Note

Error Budget as a Stop Button: SLOs Without Panic

Error budget turns reliability into a resource you can spend — and multi-burn-rate alerts turn it into a page that's actually worth waking up for.

Aleksandr Khomutov May 25, 2026 ≈ 4 min

A minor bug pushed the error rate up by 0.05%. The on-call engineer's first instinct is to roll everything back at once. But a rollback under pressure introduces risk of its own: a new deploy, a new failure surface, a decision made in panic mode. The seasoned SRE did something else — they looked at the remaining error budget. With 98% of the monthly budget still left, there was plenty of room for a calm fix-forward, and an emergency rollback would only have added instability. That isn't a failure — it's planned imperfection, which is exactly what the budget exists for.

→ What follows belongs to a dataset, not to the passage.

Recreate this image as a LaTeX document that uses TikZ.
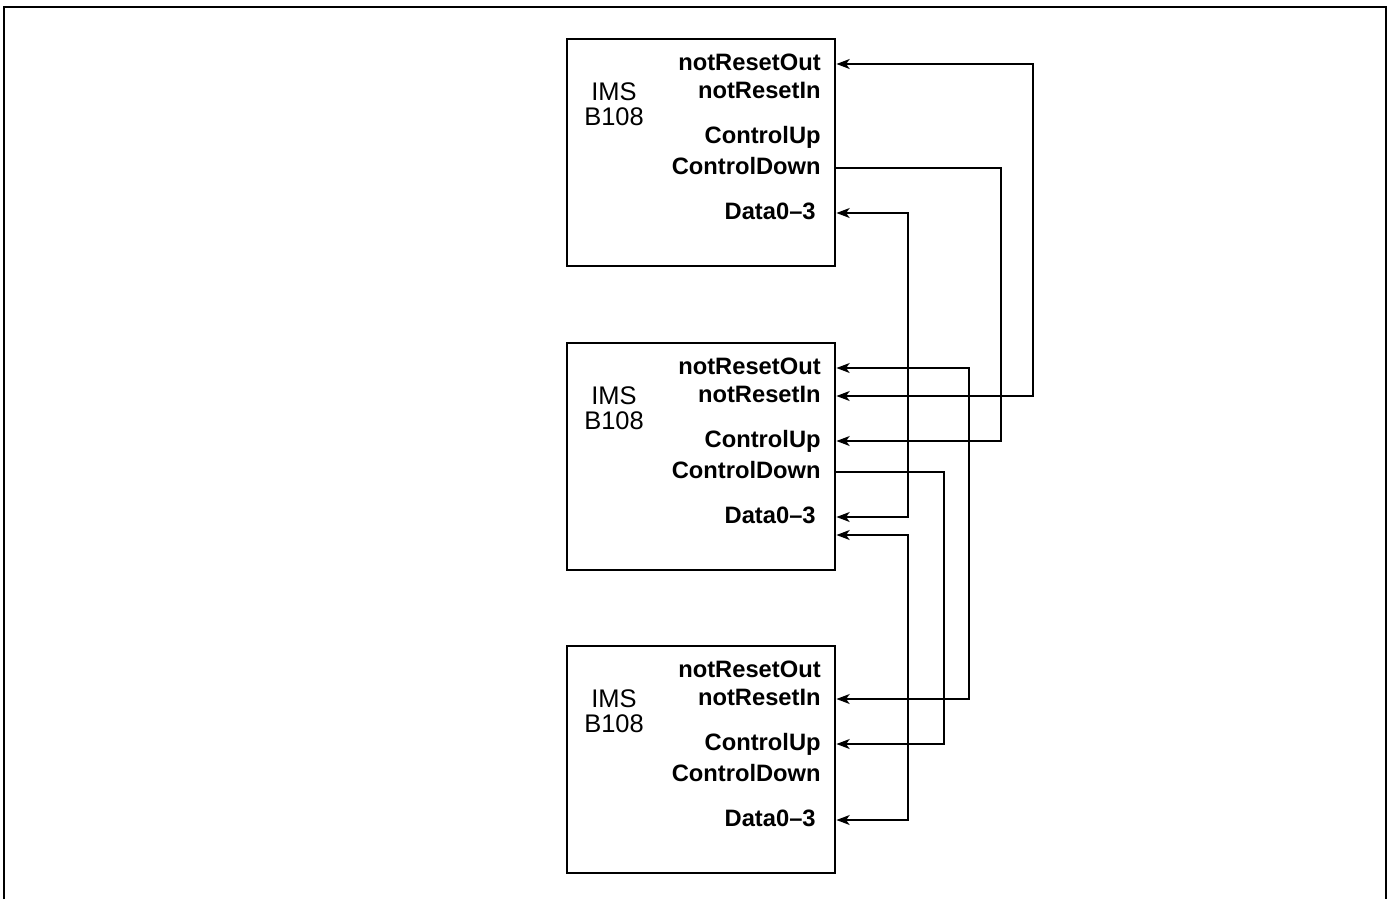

The entire value of the SLO approach rests on a single idea: before you react to a deviation, look at the budget. A high remaining balance means time for a thoughtful fix. A low one means mitigate now, write the postmortem later. A number instead of an argument.

A budget for risk, not for perfection

SLI is a measurable metric of what the user actually feels: the share of successful requests, the share of requests faster than 200 ms. SLO is the target value of that metric over a window (say, 99.9% over 30 days). And error budget = 1 − SLO is the permissible "share of bad." For 99.9% over a month, the budget works out to roughly 43 minutes of downtime.

The key mental shift: those 43 minutes are not something to be ashamed of — they are a resource you can spend. On risky releases, on experiments, on migrations. Burning the budget down to zero is a signal, not a catastrophe.

It also follows that chasing "five nines" (99.999%) is almost always counterproductive. The cost of reliability grows exponentially, and above 99.9% you run into the SLOs of your own dependencies — the cloud load balancer, DNS, external APIs. Realistic targets are more grounded: an internal admin tool lives at 99%, a public website at 99.9%, a critical API at 99.95%, payments at 99.99%. A goal of "99.999% and faster" doesn't inspire a team — it demoralises it.

The Error Budget Policy — a lever, not a decoration

On its own, the budget is just a number. What gives it force is a policy: actions agreed in advance, keyed to how much budget remains.

Above 50% remaining — ship features freely.
20–50% — require a soak in staging before prod (a day, say).
Below 20% — freeze non-critical changes, focus on reliability.
Budget exhausted — full freeze, the whole sprint goes to reliability work.

The point of this table is that it ends the eternal argument over "should we freeze right now." The decision is tied to a number, not to who's loudest in the chat. The business gets a tool to manage the speed-versus-stability trade-off without having to read PromQL.

But a policy with no teeth is useless. If the budget is exhausted and the team keeps shipping features because of "the deadline," the budget is decorative and the whole construct loses its meaning. A policy works only as far as the organisation is willing to follow it.

Multi-burn-rate: how the budget becomes an alert

A typical mistake is to wire up an alert for "the SLO dropped below 99.9%." That threshold fires on a loss of less than a percent and wakes the on-call for nothing. Far more precise is to measure the burn rate — the speed at which the budget is consumed — across several windows at once.

The logic is simple. If we burn 2% of the monthly budget in an hour, that's critical and a middle-of-the-night page is justified (fast burn, burn_rate_1h > 14.4 × 0.001, confirmed by a short 5-minute window). If 5% goes in six hours, that's serious but a daytime ticket will do (slow burn, burn_rate_6h > 6 × 0.001 with a 30-minute confirmation). The dual window — a long one plus a short confirming one — filters out false alarms from a random spike.

The multipliers 14.4 and 6 aren't magic; they're the standard tables from the SRE Workbook for a 99.9% SLO. Generators like Sloth emit these rules from a short YAML spec, adding recording rules for the 5m/30m/1h/6h windows so that Grafana and the alerts read ready-made metrics instead of computing heavy PromQL on every render.

The same burn rate also works as a deploy gate: a rule of "halt rollouts at a 10× burn rate" is transparent for CI/CD. The arithmetic is convincing — 10× for 99.9% burns the monthly budget in three days; ship a regression at that moment and full burnout arrives in hours. This dovetails with the policy: an exhausted budget means a full freeze, a high burn rate a pre-emptive one.

Taken together, SLO, error budget and multi-burn-rate aren't three separate practices but a single chain: the metric measures the user's pain, the budget turns it into a resource, and the policy and alerts turn that resource into decisions. The budget becomes a shared language in which the business and the engineers can agree — without panic and without arguments.